Problem requirements. Retype word for word the first line of the listing and each line after it up to the line with "27.9, 27.5, 27.1];", with the pictures taken out.

Supplied information.
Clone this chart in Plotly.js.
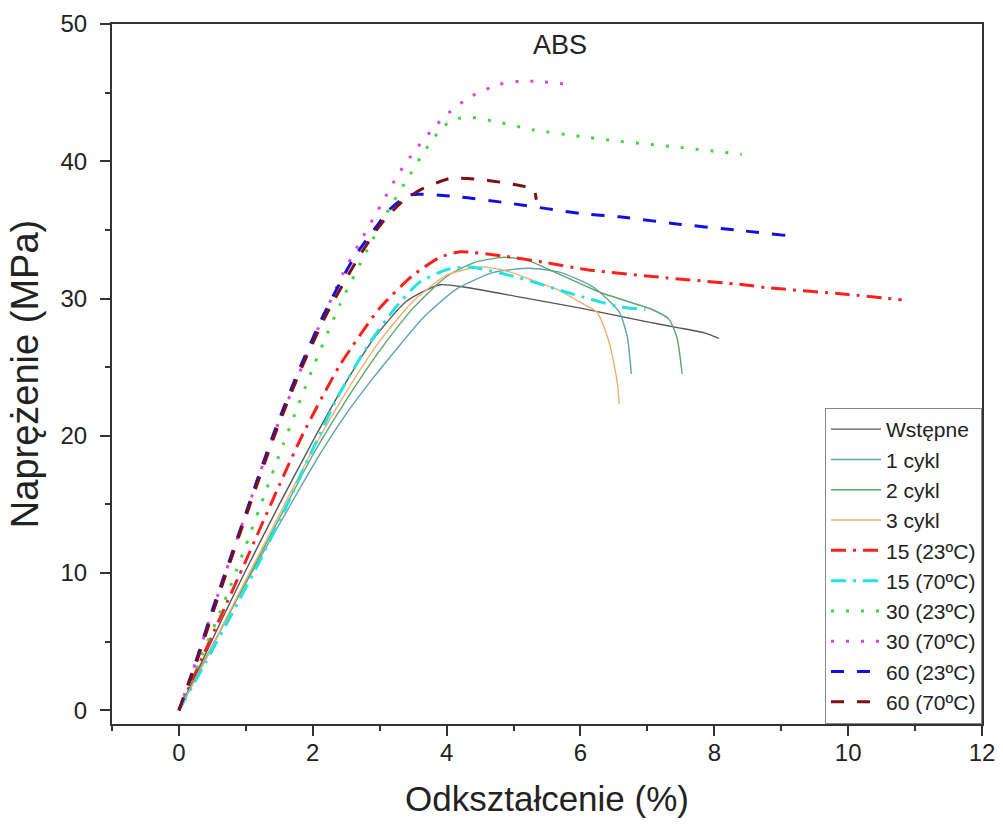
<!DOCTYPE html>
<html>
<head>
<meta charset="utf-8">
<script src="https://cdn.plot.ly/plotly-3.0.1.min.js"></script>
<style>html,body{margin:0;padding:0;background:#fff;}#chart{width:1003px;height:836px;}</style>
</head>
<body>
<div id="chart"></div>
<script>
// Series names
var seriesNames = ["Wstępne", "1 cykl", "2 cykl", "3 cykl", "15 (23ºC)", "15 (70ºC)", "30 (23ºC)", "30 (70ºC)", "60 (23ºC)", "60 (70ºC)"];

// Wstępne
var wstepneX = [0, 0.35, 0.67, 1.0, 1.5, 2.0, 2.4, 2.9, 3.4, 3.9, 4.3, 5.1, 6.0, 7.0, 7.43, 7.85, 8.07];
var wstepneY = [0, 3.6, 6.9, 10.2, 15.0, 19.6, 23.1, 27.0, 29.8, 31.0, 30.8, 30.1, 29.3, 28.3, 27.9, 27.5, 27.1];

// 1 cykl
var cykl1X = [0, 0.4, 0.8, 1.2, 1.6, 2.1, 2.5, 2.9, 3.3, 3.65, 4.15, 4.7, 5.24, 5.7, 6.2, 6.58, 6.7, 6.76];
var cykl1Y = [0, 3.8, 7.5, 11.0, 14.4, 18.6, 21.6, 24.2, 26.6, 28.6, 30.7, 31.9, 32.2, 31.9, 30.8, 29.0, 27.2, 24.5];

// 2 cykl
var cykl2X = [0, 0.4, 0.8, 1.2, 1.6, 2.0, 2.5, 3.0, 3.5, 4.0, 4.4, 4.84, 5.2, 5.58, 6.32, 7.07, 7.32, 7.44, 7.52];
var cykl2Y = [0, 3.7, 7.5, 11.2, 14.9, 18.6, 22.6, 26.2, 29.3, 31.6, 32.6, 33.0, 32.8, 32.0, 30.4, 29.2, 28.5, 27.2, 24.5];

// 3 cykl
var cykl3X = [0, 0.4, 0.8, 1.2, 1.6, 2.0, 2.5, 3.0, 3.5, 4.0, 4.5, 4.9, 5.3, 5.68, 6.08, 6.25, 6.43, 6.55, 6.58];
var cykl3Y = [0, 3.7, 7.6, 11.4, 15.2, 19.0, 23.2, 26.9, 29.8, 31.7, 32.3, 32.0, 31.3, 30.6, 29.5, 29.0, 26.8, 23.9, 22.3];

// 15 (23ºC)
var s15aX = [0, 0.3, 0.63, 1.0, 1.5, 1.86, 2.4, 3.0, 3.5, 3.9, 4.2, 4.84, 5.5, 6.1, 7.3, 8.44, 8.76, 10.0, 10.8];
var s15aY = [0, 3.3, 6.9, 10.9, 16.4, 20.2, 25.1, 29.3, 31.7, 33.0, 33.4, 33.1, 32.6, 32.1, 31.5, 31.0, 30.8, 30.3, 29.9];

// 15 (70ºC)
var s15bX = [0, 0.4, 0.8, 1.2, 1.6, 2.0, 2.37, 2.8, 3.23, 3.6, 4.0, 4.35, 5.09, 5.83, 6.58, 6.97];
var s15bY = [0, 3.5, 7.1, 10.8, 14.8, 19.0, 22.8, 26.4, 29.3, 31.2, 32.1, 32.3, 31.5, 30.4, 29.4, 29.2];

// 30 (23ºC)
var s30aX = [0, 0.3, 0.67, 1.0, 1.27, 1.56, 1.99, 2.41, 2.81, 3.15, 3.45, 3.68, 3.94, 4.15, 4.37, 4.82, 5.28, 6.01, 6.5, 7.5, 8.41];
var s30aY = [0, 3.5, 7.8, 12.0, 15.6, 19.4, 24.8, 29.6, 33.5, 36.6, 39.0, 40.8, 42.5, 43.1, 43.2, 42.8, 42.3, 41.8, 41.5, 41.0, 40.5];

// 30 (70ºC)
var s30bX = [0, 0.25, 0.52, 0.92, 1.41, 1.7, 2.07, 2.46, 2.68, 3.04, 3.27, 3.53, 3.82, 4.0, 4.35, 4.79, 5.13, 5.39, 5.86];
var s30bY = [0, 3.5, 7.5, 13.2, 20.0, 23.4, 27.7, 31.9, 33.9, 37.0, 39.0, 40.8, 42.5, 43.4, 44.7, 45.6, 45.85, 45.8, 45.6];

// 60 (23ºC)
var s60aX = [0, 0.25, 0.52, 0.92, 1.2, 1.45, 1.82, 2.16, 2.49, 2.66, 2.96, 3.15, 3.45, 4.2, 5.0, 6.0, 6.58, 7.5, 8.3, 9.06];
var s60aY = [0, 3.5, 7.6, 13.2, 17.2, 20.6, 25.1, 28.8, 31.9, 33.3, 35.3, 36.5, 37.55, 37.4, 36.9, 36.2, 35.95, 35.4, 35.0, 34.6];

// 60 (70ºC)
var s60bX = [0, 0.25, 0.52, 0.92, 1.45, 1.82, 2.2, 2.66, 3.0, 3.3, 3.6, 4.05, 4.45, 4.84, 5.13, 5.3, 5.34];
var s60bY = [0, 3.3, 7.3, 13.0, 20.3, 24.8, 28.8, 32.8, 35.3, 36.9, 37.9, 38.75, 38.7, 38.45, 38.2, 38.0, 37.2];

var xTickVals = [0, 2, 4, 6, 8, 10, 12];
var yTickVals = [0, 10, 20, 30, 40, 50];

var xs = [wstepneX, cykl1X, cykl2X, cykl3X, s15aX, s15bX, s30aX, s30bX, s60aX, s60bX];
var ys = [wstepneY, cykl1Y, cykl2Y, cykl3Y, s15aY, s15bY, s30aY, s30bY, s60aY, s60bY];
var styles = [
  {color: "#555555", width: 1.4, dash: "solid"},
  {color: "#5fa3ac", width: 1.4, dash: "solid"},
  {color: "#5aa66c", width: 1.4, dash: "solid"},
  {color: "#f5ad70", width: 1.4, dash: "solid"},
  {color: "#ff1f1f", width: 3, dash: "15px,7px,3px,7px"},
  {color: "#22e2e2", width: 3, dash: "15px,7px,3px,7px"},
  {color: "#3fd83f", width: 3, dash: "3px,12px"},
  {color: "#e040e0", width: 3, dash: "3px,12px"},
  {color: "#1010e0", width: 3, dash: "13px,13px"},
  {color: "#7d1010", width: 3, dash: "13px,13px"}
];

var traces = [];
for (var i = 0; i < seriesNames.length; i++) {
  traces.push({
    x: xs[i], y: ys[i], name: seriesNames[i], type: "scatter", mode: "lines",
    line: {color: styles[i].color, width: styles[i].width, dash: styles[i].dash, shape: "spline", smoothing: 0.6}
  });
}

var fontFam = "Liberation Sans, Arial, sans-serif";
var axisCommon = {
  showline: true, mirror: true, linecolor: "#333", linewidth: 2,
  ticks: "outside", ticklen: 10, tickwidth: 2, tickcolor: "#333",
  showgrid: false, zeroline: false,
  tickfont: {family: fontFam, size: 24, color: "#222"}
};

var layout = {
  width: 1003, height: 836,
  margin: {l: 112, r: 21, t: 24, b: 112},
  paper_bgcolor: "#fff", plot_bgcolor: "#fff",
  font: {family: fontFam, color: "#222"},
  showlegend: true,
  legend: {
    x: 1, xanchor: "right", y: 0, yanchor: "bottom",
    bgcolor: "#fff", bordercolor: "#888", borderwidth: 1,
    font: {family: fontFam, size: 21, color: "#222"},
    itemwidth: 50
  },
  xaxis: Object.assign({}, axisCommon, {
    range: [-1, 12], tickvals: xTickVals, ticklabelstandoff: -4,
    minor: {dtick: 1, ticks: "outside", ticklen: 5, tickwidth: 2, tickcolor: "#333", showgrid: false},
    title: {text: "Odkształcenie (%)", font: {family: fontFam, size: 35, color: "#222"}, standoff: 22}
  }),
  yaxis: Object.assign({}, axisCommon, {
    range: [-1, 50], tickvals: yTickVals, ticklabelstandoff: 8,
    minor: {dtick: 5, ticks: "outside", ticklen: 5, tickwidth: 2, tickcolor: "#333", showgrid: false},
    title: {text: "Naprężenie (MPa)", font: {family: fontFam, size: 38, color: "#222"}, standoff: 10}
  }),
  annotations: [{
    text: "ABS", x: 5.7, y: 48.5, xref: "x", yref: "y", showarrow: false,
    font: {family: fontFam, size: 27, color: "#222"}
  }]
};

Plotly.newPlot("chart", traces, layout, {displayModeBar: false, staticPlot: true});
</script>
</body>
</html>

Result below.
Clone this chart in Plotly.js.
<!DOCTYPE html>
<html>
<head>
<meta charset="utf-8">
<script src="https://cdn.plot.ly/plotly-3.0.1.min.js"></script>
<style>html,body{margin:0;padding:0;background:#fff;}#chart{width:1003px;height:836px;}</style>
</head>
<body>
<div id="chart"></div>
<script>
// Series names
var seriesNames = ["Wstępne", "1 cykl", "2 cykl", "3 cykl", "15 (23ºC)", "15 (70ºC)", "30 (23ºC)", "30 (70ºC)", "60 (23ºC)", "60 (70ºC)"];

// Wstępne
var wstepneX = [0, 0.35, 0.67, 1.0, 1.5, 2.0, 2.4, 2.9, 3.4, 3.9, 4.3, 5.1, 6.0, 7.0, 7.43, 7.85, 8.07];
var wstepneY = [0, 3.6, 6.9, 10.2, 15.0, 19.6, 23.1, 27.0, 29.8, 31.0, 30.8, 30.1, 29.3, 28.3, 27.9, 27.5, 27.1];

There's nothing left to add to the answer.